Estaba María junto al sepulcro fuera llorando. Y mientras lloraba se inclinó hacia el sepulcro, y ve dos ángeles de blanco, sentados donde había estado el cuerpo de Jesús, uno a la cabecera y otro a los pies. Dícenle ellos: «Mujer, ¿por qué lloras?» Ella les respondió: «Porque se han llevado a mi Señor, y no sé dónde le han puesto». Dicho esto, se volvió y vio a Jesús, de pie, pero no sabía que era Jesús. Le dice Jesús: «Mujer, ¿por qué lloras? ¿A quién buscas?» Ella, pensando que era el encargado del huerto, le dice: «Señor, si tú lo has llevado, dime dónde lo has puesto, y yo me lo llevaré». Jesús le dice: «María». Ella se vuelve y le dice en hebreo: «Rabbuní» – que quiere decir: «Maestro» -. Dícele Jesús: «No me toques, que todavía no he subido al Padre. Pero vete donde mis hermanos y diles: Subo a mi Padre y vuestro Padre, a mi Dios y vuestro Dios». Fue María Magdalena y dijo a los discípulos que había visto al Señor y que había dicho estas palabras (San Juan 20, 11-18).
COMENTARIO
En numerosas ocasiones le hemos pedido a Dios que nos enseñe a buscar a Cristo, y a María que nos contagie de su amor, porque en nuestras búsquedas y encuentros de oración con el Señor, perdemos el hilo y nos pasa lo que a María Magdalena, nos preocupamos y nos contrariamos porque lo buscamos y no le vemos, creemos que se ha marchado e incluso que se lo han llevado, indudablemente el demonio hace muy bien su trabajo, nos desorienta y nos saca de la presencia del Señor, consiguiendo que nuestra mente se distraiga pensando en otras cosas. Y Dios que tanto nos quiere, nos ayuda a reconducir el curso de nuestra conversación justificando nuestros despistes y debilidades, y ese es el momento en que como María, hemos de agradecer el gesto y retomar nuestra oración abriendo muy bien los ojos y los oídos delante del Señor.

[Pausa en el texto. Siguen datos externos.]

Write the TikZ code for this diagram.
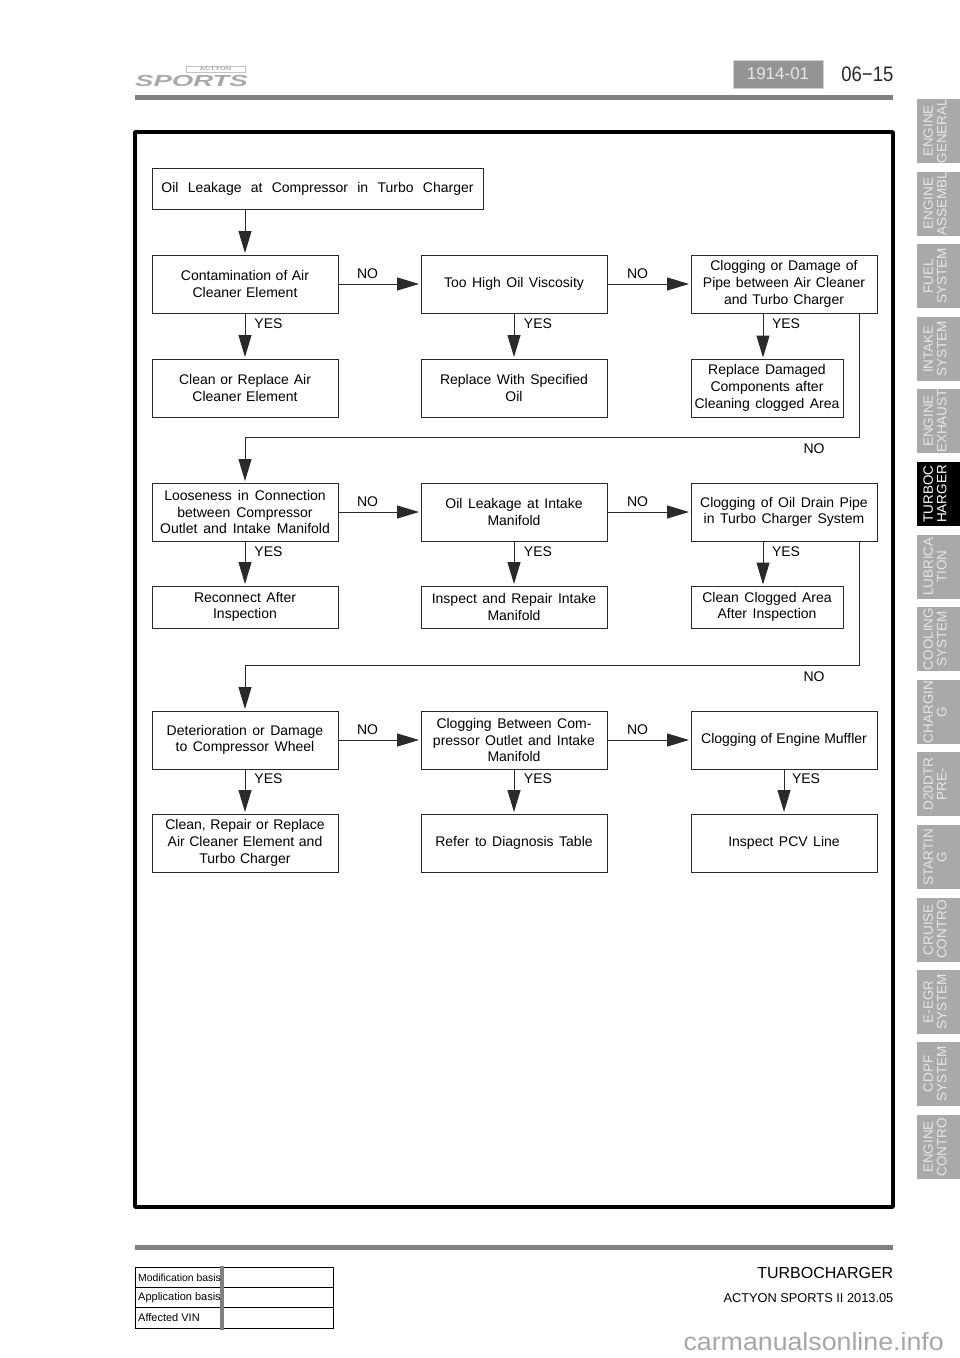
\documentclass[tikz,border=0pt]{standalone}
\usepackage{fontspec}
\setmainfont{Liberation Sans}
\usetikzlibrary{arrows.meta}

\definecolor{rulegray}{HTML}{808080}
\definecolor{tabgray}{HTML}{A9A9A9}
\definecolor{tabtext}{HTML}{E6E6E6}
\definecolor{linedark}{HTML}{2A2A2A}

\tikzset{
	wordgap/.style={execute at begin node={\spaceskip=#1}},
	chartbox/.style={draw=linedark, line width=0.95pt, inner sep=0pt, align=center, minimum width=186pt, minimum height=58pt, font=\fontsize{14}{16.7}\selectfont, wordgap=5.5pt},
	flow/.style={draw=linedark, line width=1pt, shorten >=1.5pt, -{Triangle[length=22pt,width=13pt,fill=linedark]}},
	answer/.style={inner sep=0pt, font=\fontsize{14}{16}\selectfont},
	tabbox/.style={fill=tabgray, inner sep=0pt, rotate=90, minimum width=64pt, minimum height=43pt, align=center, text=tabtext, text depth=7pt, font=\fontsize{13.5}{13.5}\selectfont},
	tablecell/.style={draw=black, line width=0.9pt, minimum width=198pt, minimum height=20.4pt, inner sep=0pt},
	tablelabel/.style={inner sep=0pt, anchor=west, font=\fontsize{11}{13}\selectfont}
}

\begin{document}
\begin{tikzpicture}[x=1pt, y=-1pt]
	\useasboundingbox (0,0) rectangle (960,1358);

	% header
	\node[inner sep=0pt, xscale=1.72, transform shape, text=tabgray, font=\bfseries\itshape\fontsize{16}{16}\selectfont] (logosports) at (191.5,80.5) {SPORTS};
	\node[draw=tabgray!70, line width=0.5pt, inner sep=0pt, xscale=1.5, transform shape, minimum width=39pt, minimum height=6pt, text=tabgray, font=\bfseries\fontsize{5}{5}\selectfont] (logoactyon) at (215.5,69) {ACTYON};
	\node[fill=black!42, draw=gray!35, line width=0.8pt, minimum width=90pt, minimum height=28pt, inner sep=0pt, text=tabtext, font=\fontsize{17}{17}\selectfont] (code) at (778,74) {1914-01};
	\node[inner sep=0pt, anchor=east, xscale=0.88, transform shape, text=black!85, font=\fontsize{21}{22}\selectfont] (page) at (893.5,74.5) {06−15};
	\fill[rulegray] (135,95) rectangle (893,100);

	% frame
	\draw[line width=3.4pt, line join=round] (135,132) rectangle (893,1207);

	% first block
	\node[chartbox, minimum width=331pt, minimum height=41pt, wordgap=9.3pt] (leak) at (317.5,188.5) {Oil Leakage at Compressor in Turbo Charger};
	\node[chartbox, wordgap=4.5pt] (aircleaner) at (245,284) {Contamination of Air\\Cleaner Element};
	\node[chartbox] (viscosity) at (514,284) {Too High Oil Viscosity};
	\node[chartbox, wordgap=5pt] (pipe) at (784,284) {Clogging or Damage of\\Pipe between Air Cleaner\\and Turbo Charger};
	\node[chartbox, wordgap=4.8pt] (cleanair) at (245,388) {Clean or Replace Air\\Cleaner Element};
	\node[chartbox] (replaceoil) at (514,388) {Replace With Specified\\Oil};
	\node[chartbox, minimum width=152pt] (replacepipe) at (767,388) {Replace Damaged\\Components after\\Cleaning clogged Area};

	% second block
	\node[chartbox, wordgap=6pt] (looseness) at (245,512) {Looseness in Connection\\between Compressor\\Outlet and Intake Manifold};
	\node[chartbox] (intakeleak) at (514,512) {Oil Leakage at Intake\\Manifold};
	\node[chartbox] (drainpipe) at (784,512) {Clogging of Oil Drain Pipe\\in Turbo Charger System};
	\node[chartbox, minimum height=42pt] (reconnect) at (245,607) {Reconnect After\\Inspection};
	\node[chartbox, minimum height=42pt] (repairintake) at (514,607) {Inspect and Repair Intake\\Manifold};
	\node[chartbox, minimum width=152pt, minimum height=42pt] (cleanarea) at (767,607) {Clean Clogged Area\\After Inspection};

	% third block
	\node[chartbox] (wheel) at (245,740) {Deterioration or Damage\\to Compressor Wheel};
	\node[chartbox] (outlet) at (514,740) {Clogging Between Com-\\pressor Outlet and Intake\\Manifold};
	\node[chartbox, wordgap=4.2pt] (muffler) at (784,740) {Clogging of Engine Muffler};
	\node[chartbox, wordgap=4.6pt] (repairwheel) at (245,843) {Clean, Repair or Replace\\Air Cleaner Element and\\Turbo Charger};
	\node[chartbox] (table) at (514,843) {Refer to Diagnosis Table};
	\node[chartbox] (pcv) at (784,843) {Inspect PCV Line};

	\coordinate (dropone) at (763,359);
	\coordinate (droptwo) at (763,586);
	\coordinate (turnone) at (859,437);
	\coordinate (turntwo) at (859,665);

	\draw[flow] (leak.south -| aircleaner.north) -- (aircleaner.north);
	\draw[flow] (aircleaner) -- (viscosity);
	\draw[flow] (viscosity) -- (pipe);
	\draw[flow] (aircleaner) -- (cleanair);
	\draw[flow] (viscosity) -- (replaceoil);
	\draw[flow] (pipe.south -| dropone) -- (dropone);
	\draw[flow] (pipe.south -| turnone) -- (turnone) -| (looseness.north);

	\draw[flow] (looseness) -- (intakeleak);
	\draw[flow] (intakeleak) -- (drainpipe);
	\draw[flow] (looseness) -- (reconnect);
	\draw[flow] (intakeleak) -- (repairintake);
	\draw[flow] (drainpipe.south -| droptwo) -- (droptwo);
	\draw[flow] (drainpipe.south -| turntwo) -- (turntwo) -| (wheel.north);

	\draw[flow] (wheel) -- (outlet);
	\draw[flow] (outlet) -- (muffler);
	\draw[flow] (wheel) -- (repairwheel);
	\draw[flow] (outlet) -- (table);
	\draw[flow] (muffler) -- (pcv);

	\node[answer] (noa) at (367.5,274) {NO};
	\node[answer] (nob) at (637.5,274) {NO};
	\node[answer] (noc) at (814,448.5) {NO};
	\node[answer] (nod) at (367.5,502) {NO};
	\node[answer] (noe) at (637.5,502) {NO};
	\node[answer] (nof) at (814,676.5) {NO};
	\node[answer] (nog) at (367.5,730) {NO};
	\node[answer] (noh) at (637.5,730) {NO};

	\node[answer] (yesa) at (268.5,323.5) {YES};
	\node[answer] (yesb) at (538,323.5) {YES};
	\node[answer] (yesc) at (786,323.5) {YES};
	\node[answer] (yesd) at (268.5,551.5) {YES};
	\node[answer] (yese) at (538,551.5) {YES};
	\node[answer] (yesf) at (786,551.5) {YES};
	\node[answer] (yesg) at (268.5,778.5) {YES};
	\node[answer] (yesh) at (538,778.5) {YES};
	\node[answer] (yesi) at (806,778.5) {YES};

	% side tabs
	\node[tabbox] (tabgeneral) at (938.5,131) {ENGINE\\GENERAL};
	\node[tabbox] (tabassembly) at (938.5,203.5) {ENGINE\\ASSEMBL};
	\node[tabbox] (tabfuel) at (938.5,276) {FUEL\\SYSTEM};
	\node[tabbox] (tabintake) at (938.5,349) {INTAKE\\SYSTEM};
	\node[tabbox] (tabexhaust) at (938.5,421) {ENGINE\\EXHAUST};
	\node[tabbox, fill=black, text=white] (tabturbo) at (938.5,494) {TURBOC\\HARGER};
	\node[tabbox] (tablube) at (938.5,566.5) {LUBRICA\\TION};
	\node[tabbox] (tabcooling) at (938.5,639) {COOLING\\SYSTEM};
	\node[tabbox] (tabcharging) at (938.5,712) {CHARGIN\\G};
	\node[tabbox] (tabdtr) at (938.5,784) {D20DTR\\PRE-};
	\node[tabbox] (tabstarting) at (938.5,857) {STARTIN\\G};
	\node[tabbox] (tabcruise) at (938.5,929.5) {CRUISE\\CONTRO};
	\node[tabbox] (tabegr) at (938.5,1002) {E-EGR\\SYSTEM};
	\node[tabbox] (tabcdpf) at (938.5,1074) {CDPF\\SYSTEM};
	\node[tabbox] (tabcontrol) at (938.5,1147) {ENGINE\\CONTRO};

	% footer
	\fill[rulegray] (135,1245) rectangle (893,1250);
	\node[tablecell] (rowa) at (234,1277.2) {};
	\node[tablecell] (rowb) at (234,1297.6) {};
	\node[tablecell] (rowc) at (234,1318) {};
	\draw[rulegray, line width=4pt] (222,1266) -- (222,1330);
	\node[tablelabel, font=\fontsize{10.4}{13}\selectfont] (labela) at (138,1277.5) {Modification basis};
	\node[tablelabel] (labelb) at (138,1298) {Application basis};
	\node[tablelabel] (labelc) at (138,1318) {Affected VIN};
	\node[inner sep=0pt, anchor=east, font=\fontsize{16}{18}\selectfont] (chapter) at (893.5,1272.5) {TURBOCHARGER};
	\node[inner sep=0pt, anchor=east, font=\fontsize{12.8}{14}\selectfont] (model) at (893.5,1298) {ACTYON SPORTS II 2013.05};
	\node[inner sep=0pt, anchor=base east, xscale=1.07, transform shape, text=black!35, font=\fontsize{25}{26}\selectfont] (mark) at (944,1350) {carmanualsonline.info};
\end{tikzpicture}
\end{document}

Recuerdo a un amigo Jesuita, que decía con cierta asiduidad: “todos tenemos alguna vez en la vida una experiencia de Dios”, y sin duda es así, en oración, junto al Señor hemos disfrutado de alegrías y también hemos padecido el dolor.
Busquemos en cada circunstancia de júbilo o de padecimiento a Cristo que vive en nuestros corazones.